Greetings from Brussels,

European Data Protection Supervisor Giovanni Buttarelli wrote an interesting column recently in The Washington Post tackling big tech and how it continues to violate individual privacy rights. According to Buttarelli, despite the entry into force of the GDPR and the many efforts by companies to build their compliance programs, he maintains that consumers are not altogether reaping the benefits of the intended legislation, but rather they are possibly being coerced to continue business as usual, particularly in what concerns digital services.

Buttarelli lays out the case that, with the new GDPR now the standard, and very much like its predecessor directive, all personal data processing must be "lawful and fair." Companies depending on the scenario at hand have several appropriate mechanisms with which to do this, ranging from consent to legitimate interest, all while respecting individual privacy.

Buttarelli also points to the limitations of data processing under a contract between a company and a given client. Clearly, when purchasing online, a certain amount of personal data is required to fulfill the terms of contract, such as credit card and delivery information. However, as Buttarelli states, a contract cannot be used for obtaining de facto and unadulterated consent; he is concerned that some companies may still be relying on a “take-it-or-leave-it” to justify sweeping data practices. Buttarelli cites that, under EU law, a contractual term may be unfair if it “causes a significant imbalance in the parties’ rights and obligations arising under the contract that are to the detriment of the consumer.” With the advent of the GDPR, the EU is strengthening its efforts to prevent such business practices where consumers are being led to accept contractual conditions in exchange for liberal monitoring of their personal data: Explicit consent as foreseen under the GDPR means that companies do need to obtain this.

As Buttarelli highlights, as companies ask for individual consent, consumers should recognize this is an indicator that a party wants to do something with your personal data, which you may not reasonably expect.
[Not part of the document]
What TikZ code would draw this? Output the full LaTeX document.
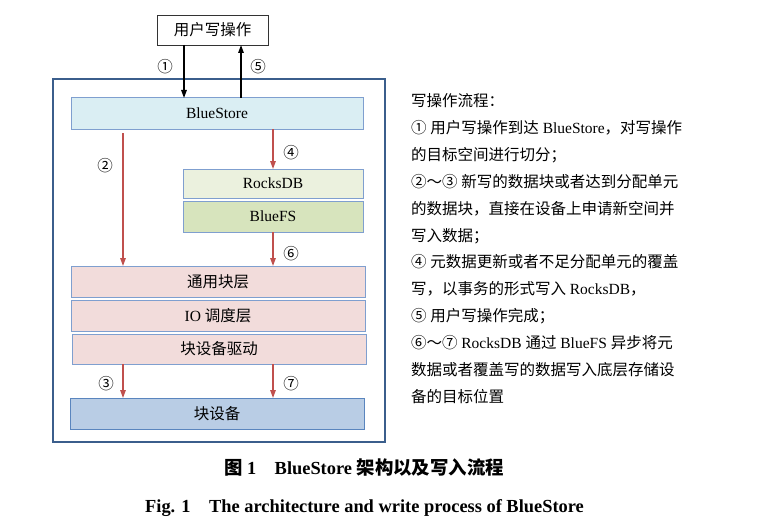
\documentclass[tikz,border=0pt]{standalone}
\usepackage{fontspec}
\setmainfont{Liberation Serif}
\newfontfamily\cjk{Noto Sans CJK SC}
\usetikzlibrary{arrows.meta}
\newcommand\zh[1]{{\cjk #1}}
\definecolor{outerblue}{HTML}{3B5E8C}
\definecolor{boxline}{HTML}{7F9FCF}
\definecolor{bsfill}{HTML}{DAEEF3}
\definecolor{rdbfill}{HTML}{EBF1DE}
\definecolor{bfsfill}{HTML}{D7E4BD}
\definecolor{pinkfill}{HTML}{F2DCDB}
\definecolor{devfill}{HTML}{B9CDE5}
\definecolor{devline}{HTML}{5A85BE}
\definecolor{redarrow}{HTML}{C0504D}
\begin{document}
\begin{tikzpicture}[x=1pt,y=-1pt,
  every node/.style={inner sep=0pt,outer sep=0pt},
  layer/.style={draw=boxline,line width=1pt,minimum height=31pt,
    font=\fontsize{15.5}{18}\selectfont},
  blk/.style={-{Triangle[length=8pt,width=5.5pt]},line width=1.4pt,black},
  redarr/.style={-{Triangle[length=8pt,width=5.5pt]},line width=1.4pt,redarrow},
  num/.style={font=\cjk\fontsize{15.5}{18}\selectfont},
  txt/.style={anchor=base west,font=\fontsize{15.5}{18}\selectfont}]
\useasboundingbox (0,0) rectangle (761,519);
% boxes
\node[draw=black!80,line width=0.8pt,fill=white,minimum width=111pt,minimum height=30pt,
  font=\fontsize{15.5}{18}\selectfont] (user) at (212.5,30) {\zh{用户写操作}};
\node[draw=outerblue,line width=2pt,minimum width=332pt,minimum height=363pt] (outer) at (219,260.5) {};
\node[layer,fill=bsfill,minimum width=292pt] (bs) at (217,113.5) {BlueStore};
\node[layer,fill=rdbfill,minimum width=180pt,minimum height=29pt] (rdb) at (273,183.5) {RocksDB};
\node[layer,fill=bfsfill,minimum width=180pt] (bfs) at (273,216.5) {BlueFS};
\node[layer,fill=pinkfill,minimum width=294pt] (gen) at (218,281.5) {\zh{通用块层}};
\node[layer,fill=pinkfill,minimum width=294pt] (io) at (218,315.5) {IO \zh{调度层}};
\node[layer,fill=pinkfill,minimum width=294pt,minimum height=30pt] (drv) at (219,349) {\zh{块设备驱动}};
\node[layer,draw=devline,fill=devfill,minimum width=294pt] (dev) at (217,413.5) {\zh{块设备}};
% arrow x positions
\coordinate (x1) at (184,0);
\coordinate (x5) at (241,0);
\coordinate (xl) at (123,0);
\coordinate (xr) at (273,0);
% arrows
\draw[blk] (user.south -| x1) -- (bs.north -| x1);
\draw[blk] (bs.north -| x5) -- (user.south -| x5);
\draw[redarr,shorten <=4pt] (bs.south -| xl) -- (gen.north -| xl);
\draw[redarr] (bs.south -| xr) -- (rdb.north -| xr);
\draw[redarr] (bfs.south -| xr) -- (gen.north -| xr);
\draw[redarr] (drv.south -| xl) -- (dev.north -| xl);
\draw[redarr] (drv.south -| xr) -- (dev.north -| xr);
% labels
\node[num] (n1) at (165,67) {①};
\node[num] (n5) at (258,67) {⑤};
\node[num] (n2) at (105,166) {②};
\node[num] (n4) at (291,153) {④};
\node[num] (n6) at (291,254) {⑥};
\node[num] (n3) at (106,384) {③};
\node[num] (n7) at (291,384) {⑦};
% right text
\node[txt] (t1) at (411,106.5) {\zh{写操作流程：}};
\node[txt] (t2) at (411,133.4) {\zh{①} \zh{用户写操作到达} BlueStore\zh{，对写操作}};
\node[txt] (t3) at (411,160.3) {\zh{的目标空间进行切分；}};
\node[txt] (t4) at (411,187.2) {\zh{②～③} \zh{新写的数据块或者达到分配单元}};
\node[txt] (t5) at (411,214.1) {\zh{的数据块，直接在设备上申请新空间并}};
\node[txt] (t6) at (411,241.0) {\zh{写入数据；}};
\node[txt] (t7) at (411,267.9) {\zh{④} \zh{元数据更新或者不足分配单元的覆盖}};
\node[txt] (t8) at (411,294.8) {\zh{写，以事务的形式写入} RocksDB\zh{，}};
\node[txt] (t9) at (411,321.7) {\zh{⑤} \zh{用户写操作完成；}};
\node[txt] (t10) at (411,348.6) {\zh{⑥～⑦} RocksDB \zh{通过} BlueFS \zh{异步将元}};
\node[txt] (t11) at (411,375.5) {\zh{数据或者覆盖写的数据写入底层存储设}};
\node[txt] (t12) at (411,402.4) {\zh{备的目标位置}};
% captions
\node[anchor=base,font=\bfseries\fontsize{18.4}{20}\selectfont] (cap1) at (364,474)
  {\zh{图} 1\hspace{1em}BlueStore \zh{架构以及写入流程}};
\node[anchor=base,font=\bfseries\fontsize{18.4}{20}\selectfont] (cap2) at (364.5,512)
  {Fig. 1\hspace{1em}The architecture and write process of BlueStore};
\end{tikzpicture}
\end{document}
Companies have a duty to be open, transparent and respectful of their consumer and user communities, no matter how self-evident the request for consent maybe. This is valid for social media entities, as well as mainstream businesses. The recent Facebook-Cambridge Analytica affair is a prime example of this, where a third-party company collected data when it would not have been reasonably expected.

The road ahead is a complex one, as EU member state regulators are faced with the task of monitoring the digital services that offer so much facility to our daily lives. And while those regulatory interactions may prove decisive in shaping more transparent organizational behavior for the future, it remains questionable how informed EU citizens are on digital practices and their rights to privacy under the GDPR. Invariably, while the GDPR is applicable in all EU member states, individual member states will need to play a greater role in educating and informing for the ideal environment to exist: This goes beyond the efforts of the national regulators.

As Buttarelli concludes, in a post-GDPR world, we will most probably need a more concerted effort and dialogue among governments and organizations, as well as developers, to embrace a far greater ethical dimension for the uses of digital technology to ensure that citizens have the effective protections and controls to safeguard their personal data from the outset.